Originally Posted by Punch
This is confusing! So how do I know whether $f^2$ or $f^3$ can be cancelled?
You can only use those equalities that follow by the laws of mathematics. In post #2, I stated that for this particular $f$ we have

$f(f(f(x)))=x$ (*)

Originally Posted by Punch
is it true that $f^3=f^{13}=f^{15}=f^{17}= ...$ or for any odd number always
No, this does not follow from (*).

Originally Posted by Punch
And is it also true that $f^{2}=f^{60}=f^{90}=f^{100}=f^{102}=...$ always?
Some of these equalities follow from (*) (e.g., $f^{60}=f^{90}$) and some don't (e.g., $f^{90}=f^{100}$).

Originally Posted by Punch
so the fact that $f^3$ can be crossed out is applicable on a general basis and not only applicable to this question
No, (*) applies only to this particular $f$. Have you checked (*) for this $f$? In doing so, did you use the definition of $f$?

You can repeatedly replace $f(f(f(x)))$ with $x$ or vice versa. This implies, for example, that $x=f^{3k}(x)$ for all natural numbers $k$. All such equalities have to be proved, not just guessed.

9. ## Re: Functions

Originally Posted by emakarov
You can only use those equalities that follow by the laws of mathematics. In post #2, I stated that for this particular $f$ we have

$f(f(f(x)))=x$ (*)

No, this does not follow from (*).

Some of these equalities follow from (*) (e.g., $f^{60}=f^{90}$) and some don't (e.g., $f^{90}=f^{100}$).

No, (*) applies only to this particular $f$. Have you checked (*) for this $f$? In doing so, did you use the definition of $f$?

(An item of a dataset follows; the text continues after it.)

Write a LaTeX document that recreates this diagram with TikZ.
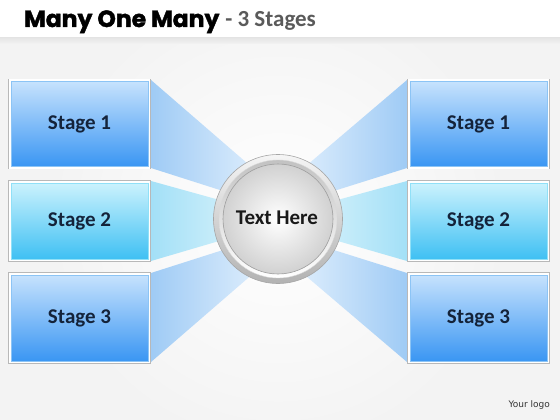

You can repeatedly replace $f(f(f(x)))$ with $x$ or vice versa. This implies, for example, that $x=f^{3k}(x)$ for all natural numbers $k$. All such equalities have to be proved, not just guessed.
I understand now. So you had tried that f(f(f(x)))=x and that is the reason why we can use f^3=x. Am I right to then say that whether f^2 or f^3 can be cancelled must be tried by showing f^2 or f^3=x before we can use them?

10. ## Re: Functions

Yes. Since $f(x)=\frac{1}{1-x}$, $f(f(x))=\frac{1}{1-\frac{1}{1-x}}=\frac{x-1}{x}=1-\frac{1}{x}=g(x)$. Applying $f$ to both sides we get $f^3(x)=f(g(x))$, and you have already showed that $f(g(x))=x$. As I said in post #2:
Originally Posted by emakarov
In evaluating this, note also that $f^3(x)=x$ (this can be verified directly; it also follows from $g=f^2$ and $f\circ g=\mathrm{id}$).